Sur cette photo, on remarque les zinnias et les dahlias incroyables de la fin de mois de septembre. Ce qu’on ne voit pas, c’est qu’il est 19h, qu’il tombe une petite pluie froide, que j’ai travaillé toute la journée à fleurir une séance photo de mariages dans une grange et qu’en rentrant, je devais confectionner encore 20 bouquets pour le lendemain. Cette photo, je n’avais vraiment pas envie de la prendre. Je me sentais fatiguée et pas à mon avantage, j’avais faim et mal partout. J’ai pris le temps de poser, car j’avais en main probablement les dernières fleurs de l’année et qu’il fallait annoncer sur les médias sociaux les bouquets à vendre. C’est facile d’enjoliver le métier de fermière-fleuriste sur Instagram, parce que les fleurs sont toujours belles en photo! Mais je peux vous dire que ce jour-là, j’étais tannée.

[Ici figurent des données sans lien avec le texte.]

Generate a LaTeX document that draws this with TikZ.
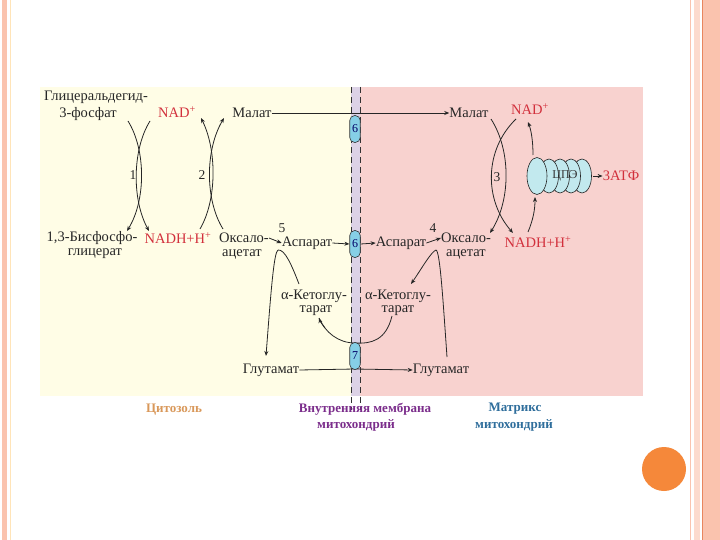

Quand les fleurs représentent la seule source de notre revenu, et que ce n’est pas juste une passion à côté, c’est un travail non-stop, 7 jours sur 7, de mai à octobre. Travailler à l’extérieur à son prix. Les fleurs ne te laissent pas partir en vacances. Il faut être très flexible dans son temps et ressortir en panique à 21h, car Météo Média annonce soudainement un gel de nuit et il faut étendre une couverture isolante à la lampe torche alors que le vent n’arrête pas de la soulever. De plus, ce sont les fleurs qui décident quand elles sont prêtes à être cueillies et non l’inverse. Par exemple, pendant la saison des pivoines, les boutons peuvent s’ouvrir en quelques heures de soleil trop intenses et si on ne le coupe pas à temps, c’est fini, elles sont invendables, car trop ouvertes.
Du beau stress
Avoir un métier aussi étroitement lié à la météo apporte son lot de complications! Faire mourir une fleur ça arrive à tout le monde, même les plus experts. Quand tu vis de la vente de fleurs sur une petite parcelle, une fleur représente beaucoup plus qu’une jolie chose à regarder : c’est de l’argent pur. De plus, on y met beaucoup du sien en la faisant pousser depuis le mois de mars; ça fait mal quand il arrive quelque chose et il peut arriver tant de choses!

Enfin, gérer une micro ferme florale, c’est comme n’importe quelle entreprise, il faut parvenir à vendre ses produits. Il y a des semaines plus stressantes que d’autres. Les gens s’arrachent les tulipes, mais d’autres fleurs sont plus dures à vendre et des semaines plus tranquilles. Ça me fait souvent penser à mon père qui était restaurateur. Son restaurant était toujours plein à craquer du jeudi au samedi, il devait refuser du monde. Mais le lundi et mardi, le temps s’éternisait à attendre les clients. Quand on cultive des fleurs, il faut apprendre à gérer les pics de ventes suivis de temps plus calmes. Ce n’est pas tout le monde qui peut se permettre cette angoisse.

Quand la magie opère
Maintenant que j’ai fait ma rabat-joie, je peux quand même vous dire que je n’ai jamais regretté une seule fois de m’être lancée dans cette aventure. Chaque jour est unique et apporte son lot de défis, mais aussi de joies. C’est ce que j’aime dans ce métier; on ne peut jamais s’ennuyer. Alors, j’ai vraiment hâte à la saison 2021!